My gaming resolution is 4:3 (1024x768). I have a png file thats the same resolution. I wish to use this image as the background for my game. Problem is that when i try to map this image onto a 4:3 polygon the polygon doesnt fit the screen (the width fits but the height is short).

When i map the image onto a 1:1 polygon (a square :-)) instead of the 4:3 rectangle, the square fits the screen perfectly (i have no idea how because the square is 1024x1024 where the monitor is 1024x768). However it stretches the background image mapped onto it (it stretches it vertically because a 4:3 image is being mapped on to a 1:1 square).

Any ideas whats going on?

Thanks

Nychold
10-11-2006, 05:24 AM
It sounds like the extents you defined were 1.0 by 1.0, or at least a multiple of 1.0s. In other words, you told OpenGL:

Yes I have a 4:3 aspect ratio, but I don't want to think about it, so make it 1:1 for me.

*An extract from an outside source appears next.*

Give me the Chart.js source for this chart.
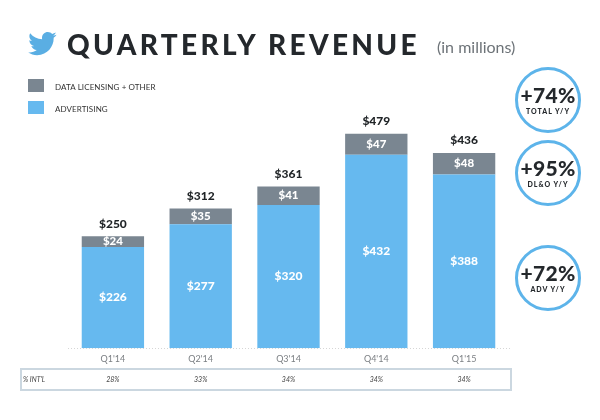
<!DOCTYPE html>
<html><head><meta charset="utf-8">
<script src="https://cdn.jsdelivr.net/npm/chart.js@4"></script>
<style>
html,body{margin:0;padding:0;background:#fff;width:600px;height:420px;overflow:hidden;font-family:Lato,"DejaVu Sans",sans-serif;}
#wrap{position:absolute;left:0;top:0;width:600px;height:420px;}
.abs{position:absolute;}
#title{left:67px;top:27px;font-size:28px;font-weight:900;letter-spacing:3.35px;color:#24282c;white-space:nowrap;}
#sub{left:437px;top:37px;font-size:16px;color:#6d7378;white-space:nowrap;}
.lg{left:28px;width:16px;height:13px;}
.lgt{left:55px;font-size:8px;color:#333;letter-spacing:0.1px;white-space:nowrap;}
.circ{left:515px;width:60px;height:60px;border:3px solid #5db4ea;border-radius:50%;text-align:center;color:#24282c;}
.circ .big{font-size:21px;font-weight:900;margin-top:14px;line-height:22px;letter-spacing:0.3px;}
.circ .sm{font-size:7px;font-weight:900;letter-spacing:1px;margin-top:1px;}
</style></head>
<body>
<div id="wrap"><canvas id="c"></canvas></div>
<svg class="abs" style="left:27px;top:30px" width="30" height="26" viewBox="0 1.5 24 20"><path fill="#5aaee3" d="M23.643 4.937c-.835.37-1.732.62-2.675.733.962-.576 1.7-1.49 2.048-2.578-.9.534-1.897.922-2.958 1.130-.85-.904-2.06-1.470-3.4-1.470-2.572 0-4.658 2.086-4.658 4.660 0 .364.042.718.12 1.060-3.873-.195-7.304-2.050-9.602-4.868-.4.690-.63 1.490-.63 2.342 0 1.616.823 3.043 2.072 3.878-.764-.025-1.482-.234-2.110-.583v.060c0 2.257 1.605 4.140 3.737 4.568-.392.106-.803.162-1.227.162-.3 0-.593-.028-.877-.082.593 1.850 2.313 3.198 4.352 3.234-1.595 1.250-3.604 1.995-5.786 1.995-.376 0-.747-.022-1.112-.065 2.062 1.323 4.510 2.093 7.140 2.093 8.570 0 13.255-7.098 13.255-13.254 0-.2-.005-.402-.014-.602.910-.658 1.700-1.478 2.323-2.410z"/></svg>
<div id="title" class="abs">QUARTERLY REVENUE</div>
<div id="sub" class="abs">(in millions)</div>
<div class="abs lg" style="top:79px;background:#7a8691"></div>
<div class="abs lgt" style="top:82px">DATA LICENSING + OTHER</div>
<div class="abs lg" style="top:101px;background:#66b9ef"></div>
<div class="abs lgt" style="top:104px">ADVERTISING</div>
<div class="abs circ" style="top:67px"><div class="big">+74%</div><div class="sm">TOTAL Y/Y</div></div>
<div class="abs circ" style="top:140px"><div class="big">+95%</div><div class="sm">DL&amp;O Y/Y</div></div>
<div class="abs circ" style="top:245px"><div class="big">+72%</div><div class="sm">ADV Y/Y</div></div>
<script>
const categories = ["Q1'14","Q2'14","Q3'14","Q4'14","Q1'15"];
const advertising = [226, 277, 320, 432, 388];
const dataLicensing = [24, 35, 41, 47, 48];
const totals = [250, 312, 361, 479, 436];
const intlShare = ["28%","33%","34%","34%","34%"];

const FONT = 'Lato, "DejaVu Sans", sans-serif';

const labelPlugin = {
  id: 'labels',
  afterDatasetsDraw(chart) {
    const ctx = chart.ctx;
    const metaA = chart.getDatasetMeta(0), metaD = chart.getDatasetMeta(1);
    ctx.save();
    ctx.textAlign = 'center';
    ctx.textBaseline = 'middle';
    categories.forEach((c, i) => {
      const a = metaA.data[i], d = metaD.data[i];
      ctx.fillStyle = '#ffffff';
      ctx.font = '900 12px ' + FONT;
      ctx.fillText('$' + advertising[i], a.x, (a.y + a.base) / 2);
      ctx.font = '900 11.5px ' + FONT;
      ctx.fillText('$' + dataLicensing[i], d.x, (d.y + d.base) / 2);
      ctx.fillStyle = '#1f2326';
      ctx.font = '900 12px ' + FONT;
      ctx.fillText('$' + totals[i], d.x, d.y - 12.5);
    });
    // dotted baseline
    const ca = chart.chartArea;
    ctx.strokeStyle = '#d6d6d6';
    ctx.lineWidth = 1;
    ctx.setLineDash([1, 2]);
    ctx.beginPath();
    ctx.moveTo(ca.left - 1, Math.round(ca.bottom) + 0.5);
    ctx.lineTo(ca.right + 2, Math.round(ca.bottom) + 0.5);
    ctx.stroke();
    ctx.setLineDash([]);
    // table row
    ctx.strokeStyle = '#cbd7e0';
    ctx.lineWidth = 2;
    ctx.strokeRect(21, 369, 490, 21);
    ctx.fillStyle = '#444';
    ctx.font = 'italic 7px ' + FONT;
    ctx.textAlign = 'left';
    ctx.fillText("% INT'L", 23, 380);
    ctx.textAlign = 'center';
    const xs = chart.scales.x;
    intlShare.forEach((v, i) => ctx.fillText(v, xs.getPixelForValue(i), 380));
    ctx.restore();
  }
};

new Chart(document.getElementById('c'), {
  type: 'bar',
  data: {
    labels: categories,
    datasets: [
      { label: 'ADVERTISING', data: advertising, backgroundColor: '#66b9ef', borderWidth: 0 },
      { label: 'DATA LICENSING + OTHER', data: dataLicensing, backgroundColor: '#7a8691', borderWidth: 0 }
    ]
  },
  options: {
    responsive: true,
    maintainAspectRatio: false,
    animation: false,
    layout: { padding: { left: 69, right: 92, top: 102, bottom: 51 } },
    datasets: { bar: { categoryPercentage: 1, barPercentage: 0.71 } },
    plugins: { legend: { display: false }, tooltip: { enabled: false } },
    scales: {
      x: {
        stacked: true,
        grid: { display: false, drawTicks: false },
        border: { display: false },
        ticks: { color: '#7b7f83', font: { family: FONT, size: 9 }, padding: 5 }
      },
      y: { stacked: true, display: false, min: 0, max: 550 }
    }
  },
  plugins: [labelPlugin]
});
</script>
</body></html>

A simple way of doing just that is:

glViewport(0,0,1024,768);
//...
glFrustum(0.0,1.0,0.0,1.0,//near and far planes);
// Or with glOrtho

In this instance, OpenGL knows your viewport is 1024x768 (4:3 aspect ratio), but you're telling OpenGL that you want an aspect ratio of exactly 1:1. So it takes care of the math, leaving you with a puzzling situation.

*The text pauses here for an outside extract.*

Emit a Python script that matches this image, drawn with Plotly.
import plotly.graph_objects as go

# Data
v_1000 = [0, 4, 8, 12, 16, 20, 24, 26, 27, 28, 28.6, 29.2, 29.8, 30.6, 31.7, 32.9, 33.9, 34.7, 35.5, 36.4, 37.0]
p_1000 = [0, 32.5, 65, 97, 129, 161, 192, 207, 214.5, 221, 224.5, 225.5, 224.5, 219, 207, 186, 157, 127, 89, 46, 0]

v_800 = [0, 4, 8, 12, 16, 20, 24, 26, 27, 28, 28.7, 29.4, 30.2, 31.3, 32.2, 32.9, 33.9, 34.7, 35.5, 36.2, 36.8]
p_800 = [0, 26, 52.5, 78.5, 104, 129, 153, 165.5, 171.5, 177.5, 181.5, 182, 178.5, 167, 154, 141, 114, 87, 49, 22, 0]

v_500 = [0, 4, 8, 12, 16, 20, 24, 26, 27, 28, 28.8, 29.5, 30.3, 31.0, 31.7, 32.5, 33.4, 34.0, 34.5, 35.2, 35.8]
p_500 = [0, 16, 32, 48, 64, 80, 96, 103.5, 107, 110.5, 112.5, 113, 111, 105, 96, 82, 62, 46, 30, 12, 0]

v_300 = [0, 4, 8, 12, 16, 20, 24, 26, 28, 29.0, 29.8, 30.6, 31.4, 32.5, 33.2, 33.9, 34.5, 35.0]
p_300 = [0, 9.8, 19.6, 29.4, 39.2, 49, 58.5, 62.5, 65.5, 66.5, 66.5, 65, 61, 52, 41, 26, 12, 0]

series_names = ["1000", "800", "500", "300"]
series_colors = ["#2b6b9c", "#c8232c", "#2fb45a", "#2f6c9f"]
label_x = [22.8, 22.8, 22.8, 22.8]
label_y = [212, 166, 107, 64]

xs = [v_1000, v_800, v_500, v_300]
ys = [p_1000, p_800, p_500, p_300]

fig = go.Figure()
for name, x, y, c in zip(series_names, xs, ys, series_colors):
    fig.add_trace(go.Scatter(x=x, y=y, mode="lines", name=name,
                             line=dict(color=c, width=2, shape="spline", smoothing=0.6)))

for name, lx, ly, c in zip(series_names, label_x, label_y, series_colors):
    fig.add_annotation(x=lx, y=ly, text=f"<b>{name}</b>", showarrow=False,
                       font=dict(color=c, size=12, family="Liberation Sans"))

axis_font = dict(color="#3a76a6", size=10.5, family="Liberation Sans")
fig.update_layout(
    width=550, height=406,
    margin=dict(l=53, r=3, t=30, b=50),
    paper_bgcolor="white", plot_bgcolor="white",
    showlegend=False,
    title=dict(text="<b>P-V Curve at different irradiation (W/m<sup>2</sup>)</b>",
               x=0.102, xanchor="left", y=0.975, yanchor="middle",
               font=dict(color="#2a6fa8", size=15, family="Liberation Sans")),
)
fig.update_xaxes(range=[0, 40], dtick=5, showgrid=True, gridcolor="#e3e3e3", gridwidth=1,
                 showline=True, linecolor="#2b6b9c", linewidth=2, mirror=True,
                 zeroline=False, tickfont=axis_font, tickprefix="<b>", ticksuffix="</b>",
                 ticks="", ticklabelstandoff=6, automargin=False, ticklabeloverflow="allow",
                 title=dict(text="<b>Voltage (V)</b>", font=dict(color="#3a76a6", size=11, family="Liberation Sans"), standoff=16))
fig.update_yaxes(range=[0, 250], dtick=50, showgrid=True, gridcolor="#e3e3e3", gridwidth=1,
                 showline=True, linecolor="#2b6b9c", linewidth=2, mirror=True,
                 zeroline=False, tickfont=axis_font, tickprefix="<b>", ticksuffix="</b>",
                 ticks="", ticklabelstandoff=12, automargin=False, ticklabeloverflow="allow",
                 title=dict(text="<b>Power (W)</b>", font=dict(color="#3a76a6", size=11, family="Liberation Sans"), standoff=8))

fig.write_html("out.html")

But without seeing any code, this is all just guessing on my part.

Milk
10-11-2006, 05:28 AM
i believe you are right in what is wrong with it. What values do i use in glViewport to change this? Thanks

Nychold
10-11-2006, 05:40 AM
You don't change glViewport...you change glFrustum or glOrtho:

glViewport(0,0,width,height);
float aspect=(float)width/(float)height;
glFrustum(-aspect,aspect,-1.0,1.0,/* near and far planes */);
// or glOrtho

Of course, you can change it to 0,aspect,0,1.0 if it's important to you to have no negative coordinates. :)

Zengar
10-11-2006, 09:58 AM
What you fail to understand is the fact, that opengl does not work with window coordinates directly. The coordinates you send in (via Vertex etc. commands) are transformed by various matrices. This way, the coordinates (0,0) and (1, 1) may actually refer to window coordinates (0, 0) and (1023, 767). Refer to documentation.